Hi There. Does anyone have an example on how to covert a CSV file to Parquet? Thank you.
EasyMorph doesn’t have built-in means to convert CSV to Apache Parquet. You need to use 3rd party utilities for such conversion. The utilities can be run from EasyMorph using the “Run program” action.
Yes, native export to parquet will be great addition
Can you please share in a few words what is your current setup that uses Parquet files? How do you generate them currently and what are the applications/systems that consume the generated Parquet files?
I’d like to understand better the case for Parquet files.
currently, I use PowerBI desktop and Python to generate and load a parquet file to google storage.
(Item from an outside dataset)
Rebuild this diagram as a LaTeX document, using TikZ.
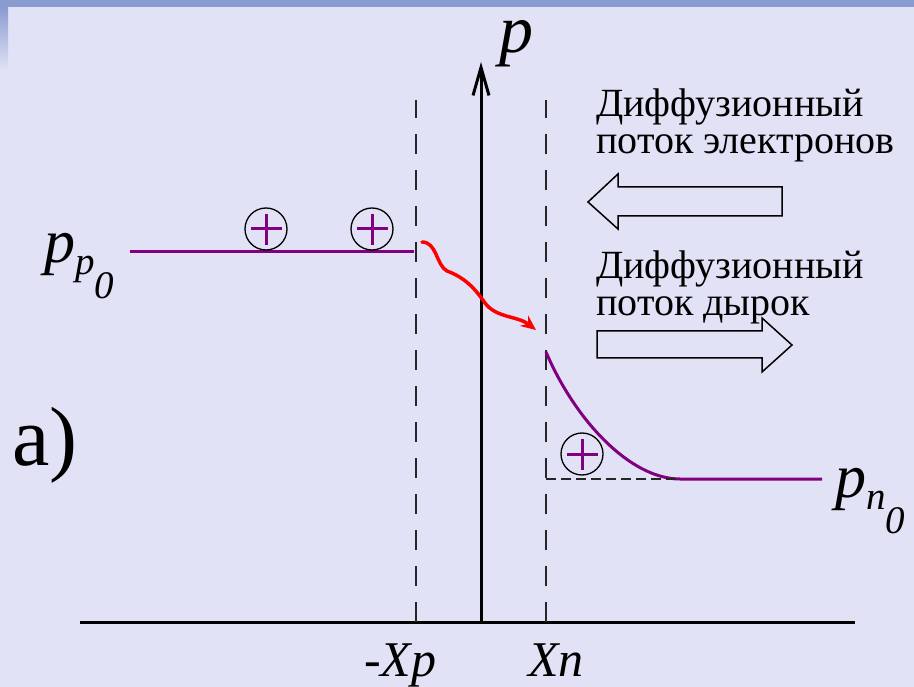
\documentclass[tikz,border=0pt]{standalone}
\usepackage{fontspec}
\setmainfont{Liberation Serif}
\usepackage{tikz}
\usetikzlibrary{arrows.meta,positioning,calc}
\usepackage{xcolor}
\definecolor{slidebg}{RGB}{225,226,245}
\definecolor{slidebar}{RGB}{137,156,208}
\definecolor{holepurple}{RGB}{128,0,128}
\definecolor{flowred}{RGB}{255,0,0}
% concentration label p_{x_0}
\newcommand{\pconc}[1]{\textit{p}\raisebox{-12pt}{\fontsize{39}{39}\selectfont\textit{#1}\raisebox{-24pt}{\textit{0}}}}

\begin{document}
\begin{tikzpicture}[x=1pt,y=-1pt,>=Stealth,
    axisline/.style={line width=3pt},
    guide/.style={line width=1.6pt,black!85,dash pattern=on 20pt off 16pt},
    conc/.style={holepurple,line width=3pt},
    hole/.style={circle,draw=black,line width=1.3pt,minimum size=42pt,inner sep=0pt},
    plusbar/.style={holepurple,line width=3pt},
    flowarrow/.style={draw=black,line width=1.5pt,line join=miter},
    flowtext/.style={anchor=north west,inner sep=0pt,align=left,font=\fontsize{40}{37}\selectfont}]
    % slide background
    \useasboundingbox (0,0) rectangle (914,687);
    \fill[slidebg] (0,0) rectangle (914,687);
    \fill[slidebar] (0,0) rectangle (914,7);
    \shade[top color=slidebar,bottom color=slidebg] (0,7) rectangle (8,70);

    % axes
    \coordinate (xleft) at (80,622);
    \coordinate (xright) at (855,622);
    \coordinate (origin) at (481,622);
    \coordinate (ptop) at (481,62);
    \draw[axisline] (xleft) -- (xright);
    \draw[axisline,-{Straight Barb[length=28pt,width=16pt]}] (origin) -- (ptop);
    \node[anchor=base west,inner sep=0pt,font=\fontsize{68}{68}\selectfont\itshape] (plabel) at (499,53) {p};

    % junction borders
    \draw[guide] (416,622) -- (416,100);
    \draw[guide] (546,622) -- (546,100);
    \node[anchor=base west,inner sep=0pt,font=\fontsize{50}{50}\selectfont\itshape] (xp) at (364,676) {-Xp};
    \node[anchor=base west,inner sep=0pt,font=\fontsize{50}{50}\selectfont\itshape] (xn) at (528,676) {Xn};

    % hole concentration
    \draw[conc] (130,252) -- (414,252);
    \draw[conc] (546,352) .. controls (575,420) and (630,479) .. (680,479) -- (822,479);
    \draw[line width=1.5pt,black!85,dash pattern=on 10pt off 5pt] (546,479) -- (680,479);
    \node[anchor=base west,inner sep=0pt,font=\fontsize{62}{62}\selectfont] (pp0) at (44,263) {\pconc{p}};
    \node[anchor=base west,inner sep=0pt,font=\fontsize{62}{62}\selectfont] (pn0) at (835,497) {\pconc{n}};

    \foreach \hx/\hy [count=\i] in {266/229,372/229,582/454} {
        \node[hole] (hole\i) at (\hx,\hy) {};
        \draw[plusbar] (hole\i.center) ++(-15,0) -- ++(31,0);
        \draw[plusbar] (hole\i.center) ++(0,-15) -- ++(0,31);
    }

    % hole crossing the junction
    \coordinate (wavestart) at (422,242);
    \coordinate (waveend) at (536,330);
    \draw[flowred,line width=3.5pt,line cap=round,-{Stealth[length=15pt,width=13pt]}]
        (wavestart) .. controls (437,242) and (436,265) .. (447,271)
        .. controls (466,278) and (476,290) .. (485,303)
        .. controls (496,318) and (518,316) .. (waveend);

    % diffusion flows
    \node[flowtext] (eflow) at (596,89) {Диффузионный\\поток электронов};
    \draw[flowarrow] (782,187) -- (618,187) -- (618,174) -- (588,202) -- (618,229) -- (618,216) -- (782,216) -- cycle;
    \node[flowtext] (hflow) at (596,251) {Диффузионный\\поток дырок};
    \draw[flowarrow] (597,331) -- (762,331) -- (762,318) -- (792,345) -- (762,372) -- (762,358) -- (597,358) -- cycle;

    \node[anchor=base west,inner sep=0pt,font=\fontsize{84}{84}\selectfont] (casea) at (12,465) {a)};
\end{tikzpicture}
\end{document}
those files will be loaded into BigQuery, the reason we use parquet instead of CSV is the storage cost
to be honest loading a csv file to Google storage is a bigger priority as I can convert the csv later using google Function.
I think I will open a separate feature request for loading data to Google Storage
@dgudkov Parquet files are commonly used in big data platforms. They allow for MPP columnar capability (via partitioning within the file). Compression is also an option using things like Snappy.
These types of files are becoming very popular with cloud tools such as AWS Athena, Google Cloud, and I believe Azure will have a similar capability very soon.
I currently use a 3rd party API that creates the files, schema, compression, and partitioning… I call that API from Easymorph.